EUROPE - Valuers are being urged by an increasingly desperate industry to make valuations despite a dearth of market evidence, according to Segro.

Speaking at the EPRA London 2008 last week, Ian Coull, chief executive at the real estate company, said the industry was "stumbling in the dark" unless valuers rose to the challenge.

The latest annual event saw a trebling of the usual number of attendees, keen to see whether a panel of industry experts could make sense of the recent market troubles on a day when global stock markets had recorded their worst falls in years.

"No one knows" said Coull when asked whether the recent write-downs in the listed market represented a one-off shock or the start of something more persistent.

He said the current hiatus in transactions meant the industry was relying on the ability of valuers to make valuations based on "what they feel" or "where the market should be".

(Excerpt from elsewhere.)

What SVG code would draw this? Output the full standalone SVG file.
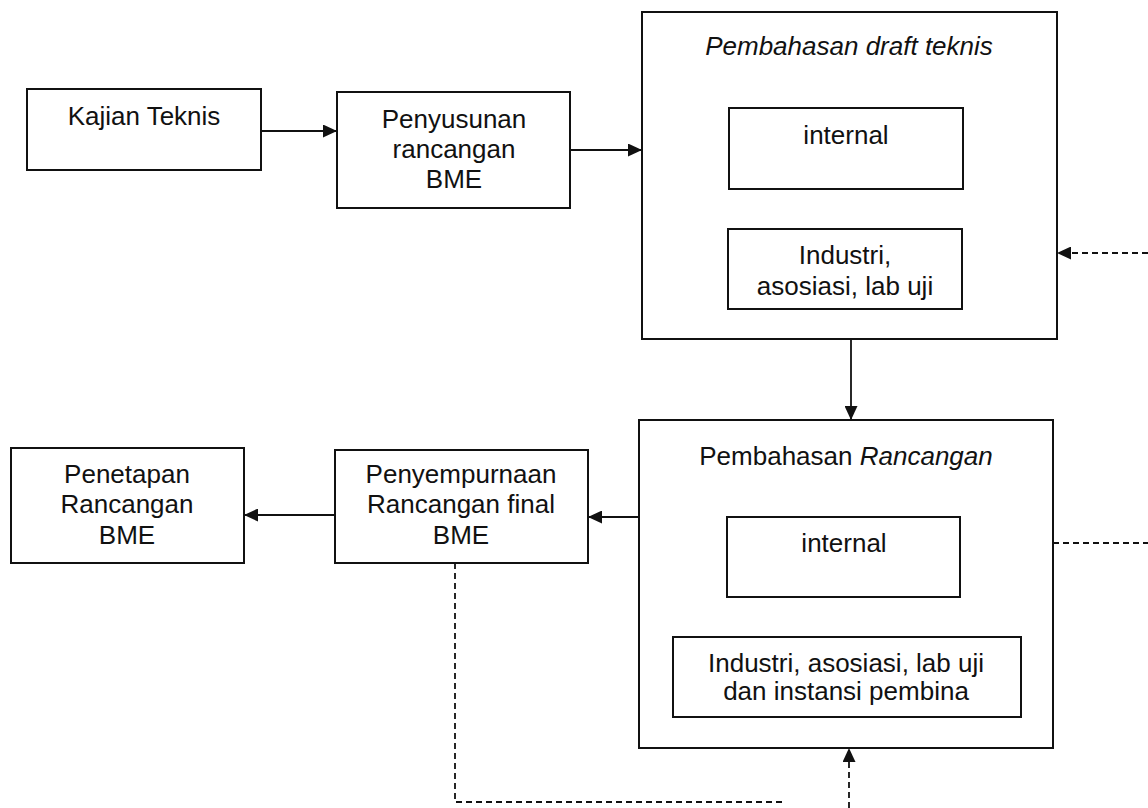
<svg xmlns="http://www.w3.org/2000/svg" width="1148" height="808" viewBox="0 0 1148 808">
  <style>
    .box { fill: #ffffff; stroke: #111111; stroke-width: 2; }
    .lbl { font-family: "Liberation Sans", Arial, sans-serif; font-size: 26px; fill: #111111; text-anchor: middle; }
    .it { font-style: italic; }
    .line { fill: none; stroke: #111111; stroke-width: 1.8; }
    .dash { fill: none; stroke: #111111; stroke-width: 1.8; stroke-dasharray: 6 4; }
  </style>
  <defs>
    <marker id="arrow" viewBox="0 0 14 13" refX="14" refY="6.5" markerWidth="14" markerHeight="13" markerUnits="userSpaceOnUse" orient="auto">
      <path d="M0,0 L14,6.5 L0,13 Z" fill="#111111"/>
    </marker>
  </defs>
  <rect x="0" y="0" width="1148" height="808" fill="#ffffff"/>

  <g id="kajian-teknis">
    <rect class="box" x="27" y="89" width="234" height="81"/>
    <text class="lbl" x="144" y="125">Kajian Teknis</text>
  </g>

  <g id="penyusunan-rancangan">
    <rect class="box" x="337" y="92" width="233" height="116"/>
    <text class="lbl" x="454" y="128">Penyusunan</text>
    <text class="lbl" x="454" y="158">rancangan</text>
    <text class="lbl" x="454" y="188">BME</text>
  </g>

  <g id="pembahasan-draft">
    <rect class="box" x="642" y="12" width="415" height="327"/>
    <text class="lbl it" x="849" y="55">Pembahasan draft teknis</text>
    <g id="draft-internal">
      <rect class="box" x="729" y="108" width="234" height="81"/>
      <text class="lbl" x="846" y="144">internal</text>
    </g>
    <g id="draft-industri">
      <rect class="box" x="728" y="229" width="234" height="80"/>
      <text class="lbl" x="845" y="264">Industri,</text>
      <text class="lbl" x="845" y="295">asosiasi, lab uji</text>
    </g>
  </g>

  <g id="pembahasan-rancangan">
    <rect class="box" x="639" y="420" width="414" height="328"/>
    <text class="lbl" x="846" y="465">Pembahasan <tspan class="it">Rancangan</tspan></text>
    <g id="rancangan-internal">
      <rect class="box" x="727" y="517" width="233" height="80"/>
      <text class="lbl" x="844" y="552">internal</text>
    </g>
    <g id="rancangan-industri">
      <rect class="box" x="673" y="637" width="348" height="80"/>
      <text class="lbl" x="846" y="672">Industri, asosiasi, lab uji</text>
      <text class="lbl" x="846" y="700">dan instansi pembina</text>
    </g>
  </g>

  <g id="penyempurnaan">
    <rect class="box" x="335" y="450" width="253" height="113"/>
    <text class="lbl" x="461" y="483">Penyempurnaan</text>
    <text class="lbl" x="461" y="513">Rancangan final</text>
    <text class="lbl" x="461" y="544">BME</text>
  </g>

  <g id="penetapan">
    <rect class="box" x="11" y="448" width="233" height="115"/>
    <text class="lbl" x="127" y="483">Penetapan</text>
    <text class="lbl" x="127" y="513">Rancangan</text>
    <text class="lbl" x="127" y="544">BME</text>
  </g>

  <g id="connectors">
    <line class="line" x1="261" y1="131" x2="337" y2="131" marker-end="url(#arrow)"/>
    <line class="line" x1="570" y1="150" x2="642" y2="150" marker-end="url(#arrow)"/>
    <line class="line" x1="851" y1="339" x2="851" y2="420" marker-end="url(#arrow)"/>
    <line class="line" x1="639" y1="517" x2="588" y2="517" marker-end="url(#arrow)"/>
    <line class="line" x1="335" y1="515" x2="244" y2="515" marker-end="url(#arrow)"/>
    <line class="dash" x1="1148" y1="253" x2="1057" y2="253" marker-end="url(#arrow)"/>
    <line class="dash" x1="1053" y1="543" x2="1148" y2="543"/>
    <polyline class="dash" points="455,563 455,802 785,802"/>
    <line class="dash" x1="849" y1="808" x2="849" y2="748" marker-end="url(#arrow)"/>
  </g>
</svg>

Coull admitted being urged to adopt this approach rather than relying on market comparables and tangible evidence had been a "wake-up call" for valuers.

Fellow panellist Martin Barber, whose company Capital & Regional was revealed at the event to be trading at a 68% discount to its June NAV of 1,318p, said valuers had been "urged not to resist" a downturn in valuations, because there was an overriding desire in the industry to "get it over with" and allow the markets to start to recover.

Barber, chief executive at C&R, added that he expected to see transactions being done in the second quarter of 2008.

But Nick Tyrrell of JP Morgan, who was chairing the debate, said he was aware of fund managers who were angry their stocks were being devalued without any substantial market evidence.